I turned 32, last Wednesday, April 10th. 32. To be 32 in America, these days. Are we Millenials are we GenX'ers. Who cares, right? All I know is my generation has generally received the short end of the stick, over and over and over. My generation is, if nothing else, resilient. I'm reminded of this every birthday. The day I also choose to do my taxes. Ugh. Why you ask would I chose to do my taxes on my birthday? Well, for one Jake, my loving partner, pays for them. It's my birthday present every year. Romantic right? We're practical people and usually, around this time I've worked poverty wages since September and my bank account looks pitiful and I know I'll be paying in, not receiving. I appreciate my gift more than any piece of jewelry. It's also an excuse to go the mainland (remember, Island dweller over here), eat at a restaurant, drink local craft beer, and hit up the good ole' Goodwill. I love nothing more than the thrill of the find. So, that's why I schedule them on my birthday. There is so much good in my day and amidst so much shit I like to find the balance and work through the bullshit.

This specific tax season, I felt good going into the day and I felt even better leaving it. This tax year was horrendous. It's the only way to say it. I work for myself half the time, other times, three jobs all part-time, and I used an Americorp Education Award this year. "Dumb choice, Samantha- I tell myself later. Was it really worth paying off that student loan to be taxed at 12% (of $8,900...ouch)." This is our government at its finest. I became a public servant for two years, got paid poverty wages while being expected to do senior level work, and receive a sizable education award that- here's the kicker- is taxed as income, even though I can only use it for educational purposes such as paying off a FEDERAL (not private) student loan or continued learning at an accredited institution. I chose to pay off my student loan, so I never saw this money. It went from one account to the next and *poof* there goes over $10,000 of my income? So needless to say, a poor teacher, EMR, nonprofit bookkeeper that just magically makes that kind of money appear in a year can really alter the way taxes look. Long story, short- I got taxed for money given to me by my government twice. *eyeroll* In my paycheck and upon receipt of the award. This is only a a few years after I had since figured out how to navigate my taxes post graduate school; upon which I worked as a graduate research assistant and had my university tuition paid for. It was a stipend, but it was income, and it was taxable, but it was from the state... yuck. Taxes don't favor the poor, educated, single, and motherless and this year was no different. But that's taxes, they suck, and there's more to life than your wealth.
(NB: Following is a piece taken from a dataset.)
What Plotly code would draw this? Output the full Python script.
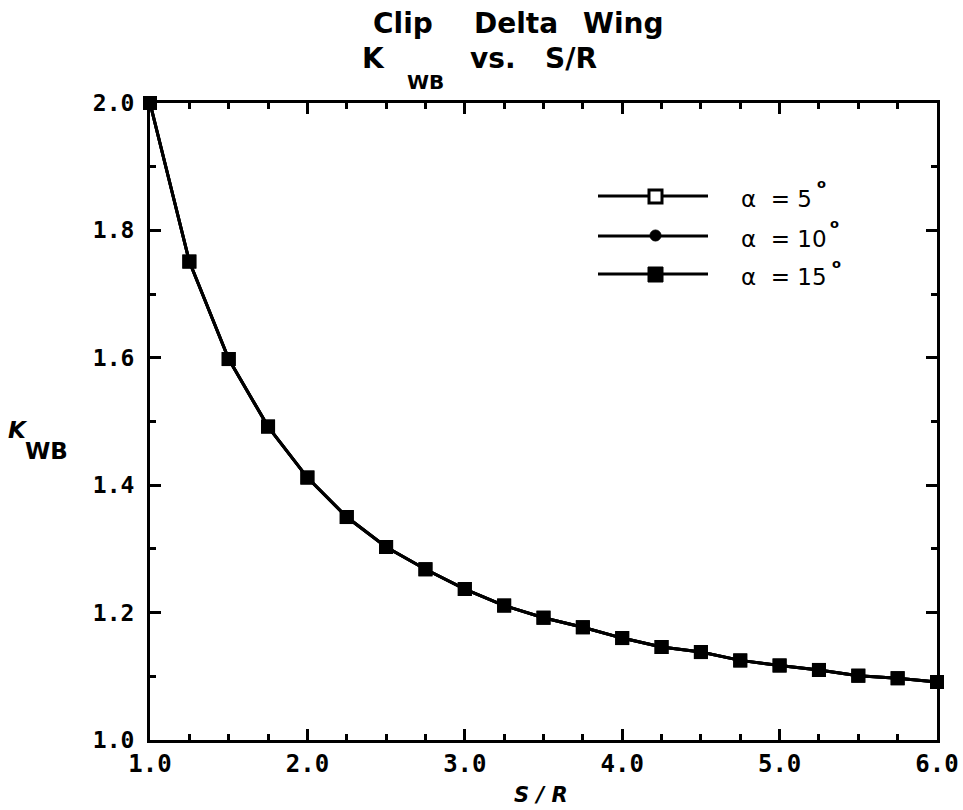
import plotly.graph_objects as go

# ---- data ----
s_over_r = [1.0, 1.25, 1.5, 1.75, 2.0, 2.25, 2.5, 2.75, 3.0, 3.25, 3.5,
            3.75, 4.0, 4.25, 4.5, 4.75, 5.0, 5.25, 5.5, 5.75, 6.0]
k_wb_5 = [2.000, 1.751, 1.598, 1.492, 1.412, 1.350, 1.303, 1.268, 1.237, 1.211, 1.192,
          1.177, 1.160, 1.146, 1.138, 1.125, 1.117, 1.110, 1.101, 1.097, 1.091]
k_wb_10 = [2.000, 1.751, 1.598, 1.492, 1.412, 1.350, 1.303, 1.268, 1.237, 1.211, 1.192,
           1.177, 1.160, 1.146, 1.138, 1.125, 1.117, 1.110, 1.101, 1.097, 1.091]
k_wb_15 = [2.000, 1.751, 1.598, 1.492, 1.412, 1.350, 1.303, 1.268, 1.237, 1.211, 1.192,
           1.177, 1.160, 1.146, 1.138, 1.125, 1.117, 1.110, 1.101, 1.097, 1.091]
x_tick_vals = [1.0, 2.0, 3.0, 4.0, 5.0, 6.0]
x_tick_text = ["1.0", "2.0", "3.0", "4.0", "5.0", "6.0"]
y_tick_vals = [1.0, 1.2, 1.4, 1.6, 1.8, 2.0]
y_tick_text = ["1.0", "1.2", "1.4", "1.6", "1.8", "2.0"]
legend_labels = ["\u03b1  = 5", "\u03b1  = 10", "\u03b1  = 15"]

SANS = "DejaVu Sans, sans-serif"
MONO = "DejaVu Sans Mono, monospace"

# body margin is removed in the page, so figure pixels == page pixels
W, H = 963, 810
L, T = 150, 103
R = W - 937
B = H - 740
PW, PH = W - L - R, H - T - B


def px(x):
    return (x - L) / PW


def py(y):
    return (740 - y) / PH


fig = go.Figure()
fig.add_trace(go.Scatter(x=s_over_r, y=k_wb_5, mode="lines+markers", name="\u03b1 = 5\u00b0",
                         line=dict(color="black", width=3),
                         marker=dict(symbol="square-dot", size=11, color="white",
                                     line=dict(color="black", width=3)),
                         cliponaxis=False))
fig.add_trace(go.Scatter(x=s_over_r, y=k_wb_10, mode="lines+markers", name="\u03b1 = 10\u00b0",
                         line=dict(color="black", width=3),
                         marker=dict(symbol="circle", size=10, color="black"),
                         cliponaxis=False))
fig.add_trace(go.Scatter(x=s_over_r, y=k_wb_15, mode="lines+markers", name="\u03b1 = 15\u00b0",
                         line=dict(color="black", width=3),
                         marker=dict(symbol="square", size=14, color="black"),
                         cliponaxis=False))

axis_common = dict(showline=True, linecolor="black", linewidth=3, mirror="allticks",
                   ticks="inside", tickcolor="black", tickwidth=3, ticklen=11,
                   showgrid=False, zeroline=False, ticklabeloverflow="allow",
                   automargin=False)

fig.update_xaxes(range=[1.0, 6.0], tickvals=x_tick_vals, ticktext=x_tick_text,
                 tickfont=dict(family=MONO, size=24, color="black", weight="bold"),
                 ticklabelstandoff=0,
                 minor=dict(dtick=0.25, ticks="inside", ticklen=6, tickwidth=3,
                            tickcolor="black", showgrid=False),
                 **axis_common)
fig.update_yaxes(range=[1.0, 2.0], tickvals=y_tick_vals, ticktext=y_tick_text,
                 tickfont=dict(family=MONO, size=23, color="black", weight="bold"),
                 ticklabelstandoff=8,
                 minor=dict(dtick=0.1, ticks="inside", ticklen=6, tickwidth=3,
                            tickcolor="black", showgrid=False),
                 **axis_common)


def ann(text, x, y, size, family=SANS, weight="normal", style="normal", xanchor="center"):
    return dict(text=text, x=px(x), y=py(y), xref="paper", yref="paper",
                xanchor=xanchor, yanchor="middle", showarrow=False,
                font=dict(family=family, size=size, color="black", weight=weight, style=style))


annotations = [
    # title line 1
    ann("Clip", 403, 23, 28, weight="bold"),
    ann("Delta", 516, 23, 28, weight="bold"),
    ann("Wing", 623, 23, 28, weight="bold"),
    # title line 2
    ann("K", 373, 58, 28, weight="bold"),
    ann("WB", 425, 82, 20, weight="bold"),
    ann("vs.", 493, 58, 28, weight="bold"),
    ann("S/R", 571, 58, 28, weight="bold"),
    # y-axis title
    ann("K", 18, 430, 23, weight="bold", style="italic"),
    ann("WB", 47, 451, 23, weight="bold"),
    # x-axis title
    ann("S / R", 541, 795, 21, weight="bold", style="italic"),
]

shapes = []
leg_y = [196, 236, 274]
sup_pos = [(821, 184), (834, 223), (836, 263)]
for yy, lab, (sx, sy) in zip(leg_y, legend_labels, sup_pos):
    shapes.append(dict(type="line", xref="paper", yref="paper",
                       x0=px(598), x1=px(708), y0=py(yy), y1=py(yy),
                       line=dict(color="black", width=3)))
    annotations.append(ann(lab, 739, yy + 3, 23, xanchor="left"))
    annotations.append(ann("o", sx, sy, 13, weight="bold"))

# legend symbols
shapes.append(dict(type="rect", xref="paper", yref="paper",
                   x0=px(649), x1=px(662), y0=py(190), y1=py(203),
                   fillcolor="white", line=dict(color="black", width=3)))
shapes.append(dict(type="circle", xref="paper", yref="paper",
                   x0=px(650), x1=px(661), y0=py(230), y1=py(241),
                   fillcolor="black", line=dict(color="black", width=1)))
shapes.append(dict(type="rect", xref="paper", yref="paper",
                   x0=px(648), x1=px(663), y0=py(267), y1=py(282),
                   fillcolor="black", line=dict(color="black", width=1)))

fig.update_layout(width=W, height=H, margin=dict(l=L, r=R, t=T, b=B),
                  plot_bgcolor="white", paper_bgcolor="white",
                  annotations=annotations, shapes=shapes, showlegend=False)

fig.write_html("out.html",
               config={"displayModeBar": False},
               post_script="document.body.style.margin='0px';"
                           "document.documentElement.style.overflow='hidden';")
I'm starting 32 with a big ole' middle finger to the big guy. My taxes were terrible but that is the smallest part of my life. I may be broke, trying to pay of every penny of student loan debt but with the said, I've been working on big things, awesome, life-long projects, the kind that keep me awake at night dreaming. The kind of projects that will hopefully make me less broke.

I'm 55% done with building a dream home with my dream boyfriend on my dream island. Our house is a vision we've built together. I dream we both share and that is most special. I've spent the last 4 years peeing outside and getting my water from a hose in our utility room. This year we'll have a working toilet and a sink that works (only cold though). We make progress every day. Our list is long but our vision is persistent as we both in our ways through our 10 year plan.

My family is also stronger than ever. Two of my three sisters are engaged to be married over the next year and the other is recently in love. My parents are healthy and still together and my two dogs have a lot of dog left in the fight.

I have a solid group of girlfriends, of which I have been assembling for the past 10 years. They're rockstars. The work they do, the hobbies they possess, and the passion they have for life is boundless. These are the people who get me. The smart, funny, nature nerd Sam and the reckless, lose her teeth Sam. I love them and at 32, their friendship is everything.

I look forward to saying good-bye to my 20's. Having lived through them, I welcome my 30's. There's more to life than death and taxes. There's growing old with friendship, family, and lovers, surrounded by the things you cherish in the places you never want to leave. I'm older, wiser, and embracing my 30's. I know who I am now; and it took me my 20's to know that life is like a good bottle of wine, it gets better with age.

So, I say to all you newbie 30-year olds, accept being poor, pay your bills on time, travel as far as you can go, experience life with your friends and lovers, never stop taking risks, and follow the goals you dreamed up in your 20's. Life is too short to worry about money or what you don't have. Focus on what you DO HAVE.